Copy out the data below as written; omit any images.

========================

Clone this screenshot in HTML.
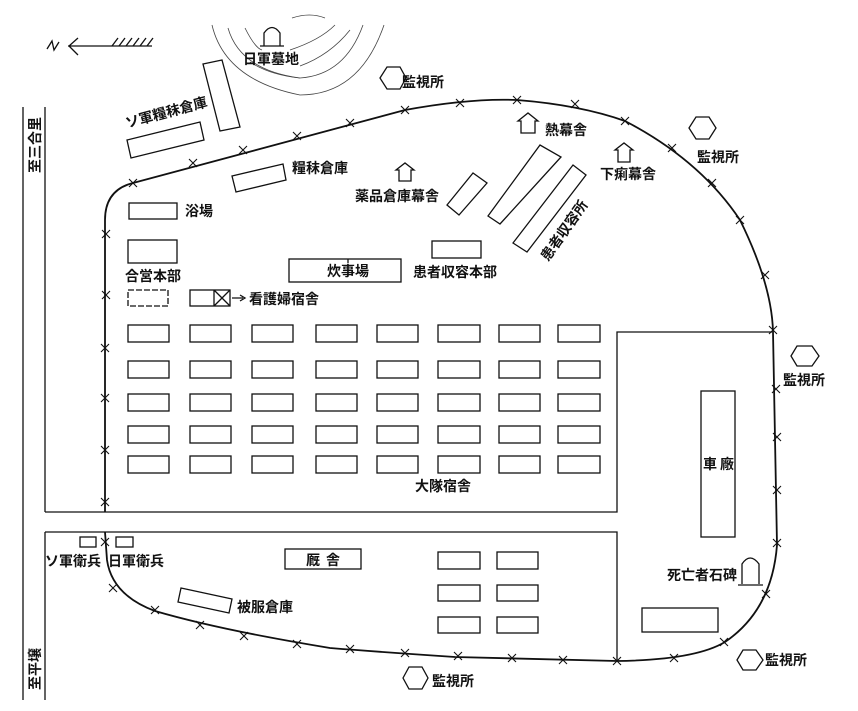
<!DOCTYPE html>
<html><head><meta charset="utf-8">
<style>
html,body{margin:0;padding:0;background:#fff;}
svg{display:block;}
text{font-family:"Liberation Sans","Noto Sans CJK JP",sans-serif;font-size:14px;font-weight:bold;fill:#111;}
</style></head>
<body>
<svg width="858" height="711" viewBox="0 0 858 711" xmlns="http://www.w3.org/2000/svg">
<defs><path id="xm" d="M-4,-4 L4,4 M4,-4 L-4,4"/></defs>
<g fill="none" stroke="#111" stroke-width="1.3">
<path d="M47,49 L52,41 L54,50 L59,42"/>
<path d="M68,46 L152,46 M78,38 L69,46 L78,55"/>
<path d="M112,46 L118,38 M119,46 L125,38 M126,46 L132,38 M133,46 L139,38 M140,46 L146,38 M147,46 L153,38"/>
<path d="M23,107 L23,700"/>
<path d="M45,107 L45,512 M45,532 L45,700"/>
<path d="M45,512 L617,512 L617,332 L772,332"/>
<path d="M45,532 L617,532 L617,661"/>
<g stroke-width="0.8" stroke="#444">
<path d="M212,25 Q225,80 300,95 Q360,95 384,25"/>
<path d="M228,28 Q240,70 300,78 Q345,75 363,25"/>
<path d="M245,28 Q255,48 262,50"/>
<path d="M290,50 Q320,40 335,25"/>
<path d="M300,66 Q330,55 350,30"/>
<path d="M250,62 Q270,75 300,78"/>
<path d="M292,18 Q310,12 325,18"/>
</g>
<path stroke-width="1.8" d="M105,512 L105,220 Q105,190 133,183 L405,110 Q470,98 517,100 Q580,105 625,121 Q700,160 740,220 Q772,285 773,332 L777,545 Q772,610 725,642 Q695,660 617,661 L455,657 Q380,652 330,648 Q220,630 155,611 Q112,595 107,560 L105,532"/>
<polygon points="127,140 200,122 204,140 131,158"/>
<polygon points="203,64 222,60 240,127 220,131"/>
<polygon points="232,176 283,164 286,180 236,192"/>
<rect x="129" y="203" width="48" height="16"/>
<rect x="128" y="240" width="49" height="23"/>
<rect x="128" y="290" width="40" height="16" stroke-dasharray="6,2"/>
<rect x="190" y="290" width="40" height="16"/>
<path d="M214,290 L214,306 M214,290 L230,306 M230,290 L214,306"/>
<path d="M232,298 L243,298 M240,295 L245,298 L240,301"/>
<rect x="289" y="259" width="112" height="23"/>
<path d="M348,259 L348,263"/>
<rect x="432" y="241" width="49" height="17"/>
<polygon points="447,205 473,173 487,183 459,215"/>
<polygon points="488,216 540,145 561,157 500,224"/>
<polygon points="513,243 573,165 586,175 527,252"/>
<path d="M399,181 L399,170 L396,170 L405,163 L414,170 L411,170 L411,181 Z"/>
<path d="M521,133 L521,121 L518,121 L528,113 L538,121 L535,121 L535,133 Z"/>
<path d="M618,162 L618,150 L615,150 L624,143 L633,150 L630,150 L630,162 Z"/>
<path d="M264,46 L264,33 Q272,22 280,33 L280,46 M260,46 L284,46"/>
<path d="M742,584 L742,564 Q750,552 759,564 L759,584 M738,585 L763,585"/>
<polygon points="380,78 387,67 400,67 406,78 400,89 387,89"/>
<polygon points="689,128 696,117 709,117 716,128 709,139 696,139"/>
<polygon points="791,356 797,346 812,346 819,356 812,366 797,366"/>
<polygon points="403,678 409,667 422,667 428,678 422,689 409,689"/>
<polygon points="737,660 743,650 756,650 763,660 756,670 743,670"/>
<g id="row">
<rect x="128" y="325" width="41" height="17"/><rect x="190" y="325" width="41" height="17"/><rect x="252" y="325" width="41" height="17"/><rect x="316" y="325" width="41" height="17"/><rect x="377" y="325" width="41" height="17"/><rect x="438" y="325" width="42" height="17"/><rect x="499" y="325" width="41" height="17"/><rect x="558" y="325" width="42" height="17"/>
</g>
<use href="#row" y="36"/><use href="#row" y="69"/><use href="#row" y="101"/><use href="#row" y="131"/>
<rect x="285" y="549" width="76" height="20"/>
<polygon points="181,588 232,599 229,613 178,602"/>
<rect x="438" y="552" width="42" height="17"/><rect x="497" y="552" width="41" height="17"/>
<rect x="438" y="585" width="42" height="16"/><rect x="497" y="585" width="41" height="16"/>
<rect x="438" y="617" width="42" height="16"/><rect x="497" y="617" width="41" height="16"/>
<rect x="80" y="537" width="16" height="10"/><rect x="116" y="537" width="17" height="10"/>
<rect x="701" y="391" width="34" height="146"/>
<rect x="642" y="608" width="76" height="24"/>
</g>
<g stroke="#111" stroke-width="1.1" fill="none">
<use href="#xm" x="133" y="183"/><use href="#xm" x="193" y="163"/><use href="#xm" x="243" y="150"/><use href="#xm" x="297" y="136"/><use href="#xm" x="350" y="123"/><use href="#xm" x="405" y="110"/><use href="#xm" x="460" y="103"/><use href="#xm" x="517" y="100"/><use href="#xm" x="575" y="104"/><use href="#xm" x="625" y="121"/><use href="#xm" x="672" y="148"/><use href="#xm" x="712" y="183"/><use href="#xm" x="740" y="220"/><use href="#xm" x="765" y="275"/><use href="#xm" x="773" y="330"/>
<use href="#xm" x="776" y="389"/><use href="#xm" x="777" y="437"/><use href="#xm" x="777" y="490"/><use href="#xm" x="777" y="543"/><use href="#xm" x="766" y="594"/><use href="#xm" x="724" y="642"/><use href="#xm" x="674" y="658"/><use href="#xm" x="617" y="661"/><use href="#xm" x="563" y="660"/><use href="#xm" x="512" y="658"/><use href="#xm" x="458" y="656"/>
<use href="#xm" x="405" y="653"/><use href="#xm" x="350" y="649"/><use href="#xm" x="297" y="644"/><use href="#xm" x="244" y="636"/><use href="#xm" x="200" y="625"/><use href="#xm" x="155" y="610"/><use href="#xm" x="113" y="588"/><use href="#xm" x="105" y="542"/>
<use href="#xm" x="105" y="502"/><use href="#xm" x="105" y="450"/><use href="#xm" x="105" y="398"/><use href="#xm" x="105" y="348"/><use href="#xm" x="106" y="295"/><use href="#xm" x="106" y="234"/>
</g>
<text x="243" y="64">日軍墓地</text>
<text x="402" y="87">監視所</text>
<text transform="translate(127,128) rotate(-15)">ソ軍糧秣倉庫</text>
<text x="292" y="173">糧秣倉庫</text>
<text x="355" y="201">薬品倉庫幕舎</text>
<text x="545" y="135">熱幕舎</text>
<text x="600" y="179">下痢幕舎</text>
<text x="697" y="162">監視所</text>
<text transform="translate(548,262) rotate(-55)">患者収容所</text>
<text x="185" y="216">浴場</text>
<text x="125" y="281">合営本部</text>
<text x="327" y="276">炊事場</text>
<text x="413" y="277">患者収容本部</text>
<text x="249" y="304">看護婦宿舎</text>
<text x="783" y="385">監視所</text>
<text x="415" y="491">大隊宿舎</text>
<text x="703" y="469">車</text><text x="720" y="469">廠</text>
<text x="306" y="565">厩</text><text x="326" y="565">舎</text>
<text x="45" y="566">ソ軍衛兵</text>
<text x="108" y="566">日軍衛兵</text>
<text x="237" y="612">被服倉庫</text>
<text x="667" y="580">死亡者石碑</text>
<text x="765" y="665">監視所</text>
<text x="432" y="686">監視所</text>
<text transform="translate(40,173) rotate(-90)">至三合里</text>
<text transform="translate(40,690) rotate(-90)">至平壌</text>
</svg>
</body></html>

========================

» **Solution below**
Clone this screenshot in HTML.
<!DOCTYPE html>
<html><head><meta charset="utf-8">
<style>
html,body{margin:0;padding:0;background:#fff;}
svg{display:block;}
text{font-family:"Liberation Sans","Noto Sans CJK JP",sans-serif;font-size:14px;font-weight:bold;fill:#111;}
</style></head>
<body>
<svg width="858" height="711" viewBox="0 0 858 711" xmlns="http://www.w3.org/2000/svg">
<defs><path id="xm" d="M-4,-4 L4,4 M4,-4 L-4,4"/></defs>
<g fill="none" stroke="#111" stroke-width="1.3">
<path d="M47,49 L52,41 L54,50 L59,42"/>
<path d="M68,46 L152,46 M78,38 L69,46 L78,55"/>
<path d="M112,46 L118,38 M119,46 L125,38 M126,46 L132,38 M133,46 L139,38 M140,46 L146,38 M147,46 L153,38"/>
<path d="M23,107 L23,700"/>
<path d="M45,107 L45,512 M45,532 L45,700"/>
<path d="M45,512 L617,512 L617,332 L772,332"/>
<path d="M45,532 L617,532 L617,661"/>
<g stroke-width="0.8" stroke="#444">
<path d="M212,25 Q225,80 300,95 Q360,95 384,25"/>
<path d="M228,28 Q240,70 300,78 Q345,75 363,25"/>
<path d="M245,28 Q255,48 262,50"/>
<path d="M290,50 Q320,40 335,25"/>
<path d="M300,66 Q330,55 350,30"/>
<path d="M250,62 Q270,75 300,78"/>
<path d="M292,18 Q310,12 325,18"/>
</g>
<path stroke-width="1.8" d="M105,512 L105,220 Q105,190 133,183 L405,110 Q470,98 517,100 Q580,105 625,121 Q700,160 740,220 Q772,285 773,332 L777,545 Q772,610 725,642 Q695,660 617,661 L455,657 Q380,652 330,648 Q220,630 155,611 Q112,595 107,560 L105,532"/>
<polygon points="127,140 200,122 204,140 131,158"/>
<polygon points="203,64 222,60 240,127 220,131"/>
<polygon points="232,176 283,164 286,180 236,192"/>
<rect x="129" y="203" width="48" height="16"/>
<rect x="128" y="240" width="49" height="23"/>
<rect x="128" y="290" width="40" height="16" stroke-dasharray="6,2"/>
<rect x="190" y="290" width="40" height="16"/>
<path d="M214,290 L214,306 M214,290 L230,306 M230,290 L214,306"/>
<path d="M232,298 L243,298 M240,295 L245,298 L240,301"/>
<rect x="289" y="259" width="112" height="23"/>
<path d="M348,259 L348,263"/>
<rect x="432" y="241" width="49" height="17"/>
<polygon points="447,205 473,173 487,183 459,215"/>
<polygon points="488,216 540,145 561,157 500,224"/>
<polygon points="513,243 573,165 586,175 527,252"/>
<path d="M399,181 L399,170 L396,170 L405,163 L414,170 L411,170 L411,181 Z"/>
<path d="M521,133 L521,121 L518,121 L528,113 L538,121 L535,121 L535,133 Z"/>
<path d="M618,162 L618,150 L615,150 L624,143 L633,150 L630,150 L630,162 Z"/>
<path d="M264,46 L264,33 Q272,22 280,33 L280,46 M260,46 L284,46"/>
<path d="M742,584 L742,564 Q750,552 759,564 L759,584 M738,585 L763,585"/>
<polygon points="380,78 387,67 400,67 406,78 400,89 387,89"/>
<polygon points="689,128 696,117 709,117 716,128 709,139 696,139"/>
<polygon points="791,356 797,346 812,346 819,356 812,366 797,366"/>
<polygon points="403,678 409,667 422,667 428,678 422,689 409,689"/>
<polygon points="737,660 743,650 756,650 763,660 756,670 743,670"/>
<g id="row">
<rect x="128" y="325" width="41" height="17"/><rect x="190" y="325" width="41" height="17"/><rect x="252" y="325" width="41" height="17"/><rect x="316" y="325" width="41" height="17"/><rect x="377" y="325" width="41" height="17"/><rect x="438" y="325" width="42" height="17"/><rect x="499" y="325" width="41" height="17"/><rect x="558" y="325" width="42" height="17"/>
</g>
<use href="#row" y="36"/><use href="#row" y="69"/><use href="#row" y="101"/><use href="#row" y="131"/>
<rect x="285" y="549" width="76" height="20"/>
<polygon points="181,588 232,599 229,613 178,602"/>
<rect x="438" y="552" width="42" height="17"/><rect x="497" y="552" width="41" height="17"/>
<rect x="438" y="585" width="42" height="16"/><rect x="497" y="585" width="41" height="16"/>
<rect x="438" y="617" width="42" height="16"/><rect x="497" y="617" width="41" height="16"/>
<rect x="80" y="537" width="16" height="10"/><rect x="116" y="537" width="17" height="10"/>
<rect x="701" y="391" width="34" height="146"/>
<rect x="642" y="608" width="76" height="24"/>
</g>
<g stroke="#111" stroke-width="1.1" fill="none">
<use href="#xm" x="133" y="183"/><use href="#xm" x="193" y="163"/><use href="#xm" x="243" y="150"/><use href="#xm" x="297" y="136"/><use href="#xm" x="350" y="123"/><use href="#xm" x="405" y="110"/><use href="#xm" x="460" y="103"/><use href="#xm" x="517" y="100"/><use href="#xm" x="575" y="104"/><use href="#xm" x="625" y="121"/><use href="#xm" x="672" y="148"/><use href="#xm" x="712" y="183"/><use href="#xm" x="740" y="220"/><use href="#xm" x="765" y="275"/><use href="#xm" x="773" y="330"/>
<use href="#xm" x="776" y="389"/><use href="#xm" x="777" y="437"/><use href="#xm" x="777" y="490"/><use href="#xm" x="777" y="543"/><use href="#xm" x="766" y="594"/><use href="#xm" x="724" y="642"/><use href="#xm" x="674" y="658"/><use href="#xm" x="617" y="661"/><use href="#xm" x="563" y="660"/><use href="#xm" x="512" y="658"/><use href="#xm" x="458" y="656"/>
<use href="#xm" x="405" y="653"/><use href="#xm" x="350" y="649"/><use href="#xm" x="297" y="644"/><use href="#xm" x="244" y="636"/><use href="#xm" x="200" y="625"/><use href="#xm" x="155" y="610"/><use href="#xm" x="113" y="588"/><use href="#xm" x="105" y="542"/>
<use href="#xm" x="105" y="502"/><use href="#xm" x="105" y="450"/><use href="#xm" x="105" y="398"/><use href="#xm" x="105" y="348"/><use href="#xm" x="106" y="295"/><use href="#xm" x="106" y="234"/>
</g>
<text x="243" y="64">日軍墓地</text>
<text x="402" y="87">監視所</text>
<text transform="translate(127,128) rotate(-15)">ソ軍糧秣倉庫</text>
<text x="292" y="173">糧秣倉庫</text>
<text x="355" y="201">薬品倉庫幕舎</text>
<text x="545" y="135">熱幕舎</text>
<text x="600" y="179">下痢幕舎</text>
<text x="697" y="162">監視所</text>
<text transform="translate(548,262) rotate(-55)">患者収容所</text>
<text x="185" y="216">浴場</text>
<text x="125" y="281">合営本部</text>
<text x="327" y="276">炊事場</text>
<text x="413" y="277">患者収容本部</text>
<text x="249" y="304">看護婦宿舎</text>
<text x="783" y="385">監視所</text>
<text x="415" y="491">大隊宿舎</text>
<text x="703" y="469">車</text><text x="720" y="469">廠</text>
<text x="306" y="565">厩</text><text x="326" y="565">舎</text>
<text x="45" y="566">ソ軍衛兵</text>
<text x="108" y="566">日軍衛兵</text>
<text x="237" y="612">被服倉庫</text>
<text x="667" y="580">死亡者石碑</text>
<text x="765" y="665">監視所</text>
<text x="432" y="686">監視所</text>
<text transform="translate(40,173) rotate(-90)">至三合里</text>
<text transform="translate(40,690) rotate(-90)">至平壌</text>
</svg>
</body></html>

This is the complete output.